In Korea, funding for particle physics is provided by both the Korean Science and Engineering Foundation (KOSEF, administered by the Ministry of Science and Technology) and the Korea Research Fund (KRF, administered by the Ministry of Education). But there is no national laboratory dedicated to particle physics, and the government provides no specific particle physics budget. Grants are provided to individual research groups, and the total amount of money spent on HEP can vary greatly from year to year, depending on the success of individual applications. KOSEF has provided continued support for international collaboration through the Center for High Energy Physics, hosted by Kyungpook National University and headed by Dongchul Son, but the budget is far below the funding level needed for all activities of the Korean HEP community. As a consequence, the current system neither allows for setting long-term priorities, nor for planning projects that require amounts of money larger than those awarded to individual groups.
Korean scientists try to change this situation. Last year, they formed the Association of Korean High Energy Physicists and held their first meeting, attended by about 80 people.
"We need to develop a roadmap for Korean high-energy physics and inform our government," says Kang, who envisions the establishment of an advisory panel that is similar to the High Energy Physics Advisory Panel in the United States, or to the panels in Japan.
At this first meeting, scientists elected Sun Kee Kim, of Seoul National University, as the president of the association and the chair of a committee of 10 scientists charged with writing a report.
"It's not a top-down approach," says Sun Kee Kim of the newly formed association. "The government didn't ask us to do this. We started it ourselves."
In April of this year, the association held its second meeting, giving scientists the opportunity to discuss present and future research projects, including the proposed International Linear Collider, a global multi-billion-dollar project that involves scientists from Asia, Europe, and the Americas.
"Korean scientists want to be part of the Linear Collider project. That is very clear," says Sun Kee Kim. "We also have very strong collaborations with other countries. There are many different projects that people are working on. The Linear Collider is a big project, and how to balance it with other projects is not clear."
Sun Kee Kim leads a collaboration of 20 scientists from several institutions that runs the Korea Invisible Mass Search experiment, a deep-underground experiment searching for weakly interacting massive particles (WIMPS).
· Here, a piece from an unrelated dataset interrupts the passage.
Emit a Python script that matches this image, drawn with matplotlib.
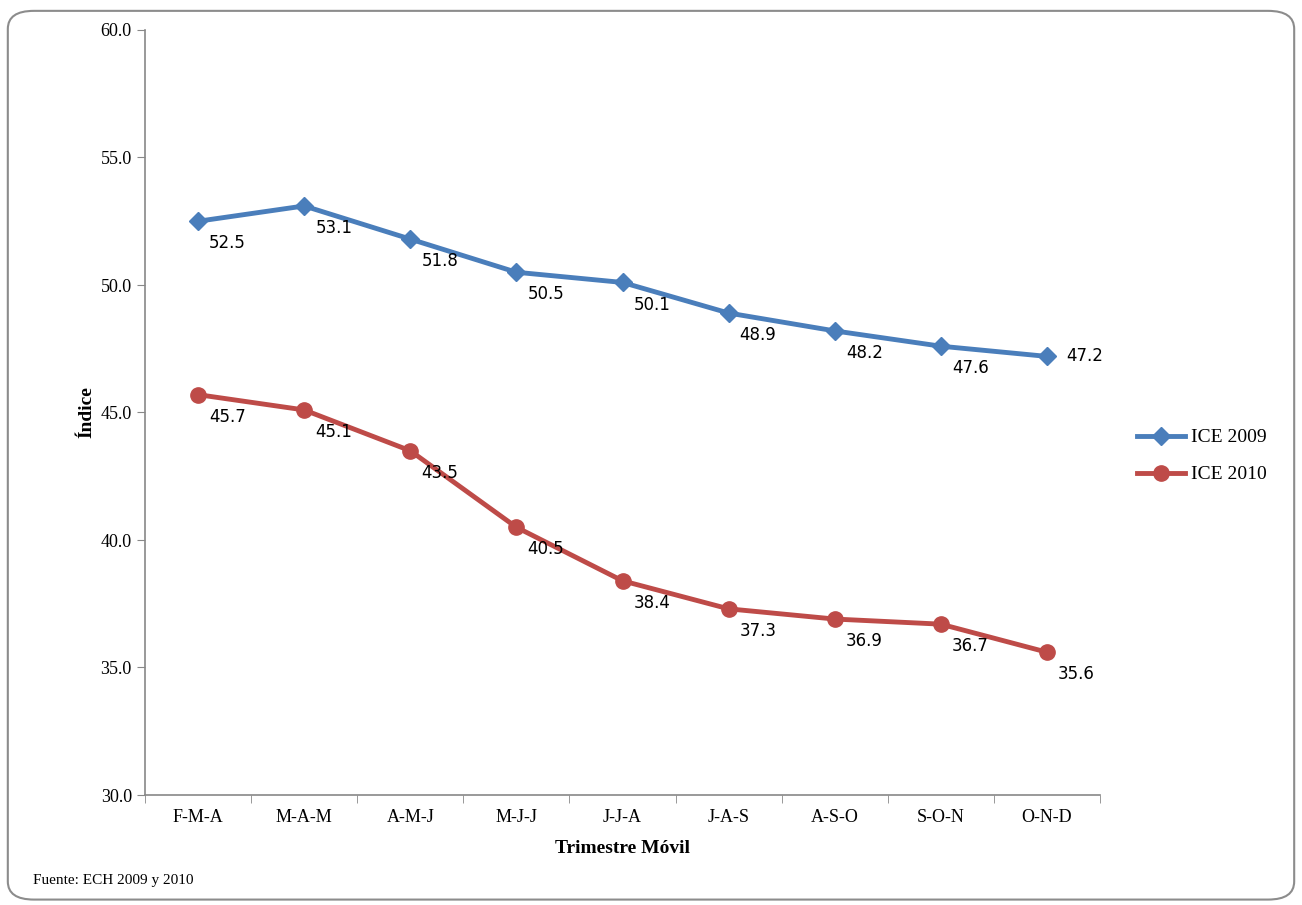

It is the first particle physics experiment located, and largely built, in Korea.
A second home-grown experiment, the Reactor Experiment for Neutrino Oscillations (RENO), is in the works.
"The Korean government has approved $9 million for RENO, which could take data in late 2009," says Soo-Bong Kim, of Seoul National University, who leads the RENO project. The experiment, which consists of two relatively small neutrino detectors, about 1.5 km apart and weighing 20 tons each, will search for a yet unmeasured neutrino oscillation parameter by observing antineutrinos emitted from the Yonggwang reactors in southwest Korea.
A major point of discussion among Korean physicists is the creation of a National Laboratory for High Energy Physics, which would provide the means for planning, developing, and building major components for accelerator or detector projects.
"It may not be easy to build a high-energy accelerator, but at least we need a lab for R&D and mass production," Kang explains. "Our dream is that we will take charge of some subcomponent and build it. We have the capability, but we don't have the infrastructure yet."
If the dream becomes reality, it will bring Korea as a nation a step closer to the recognition it deserves.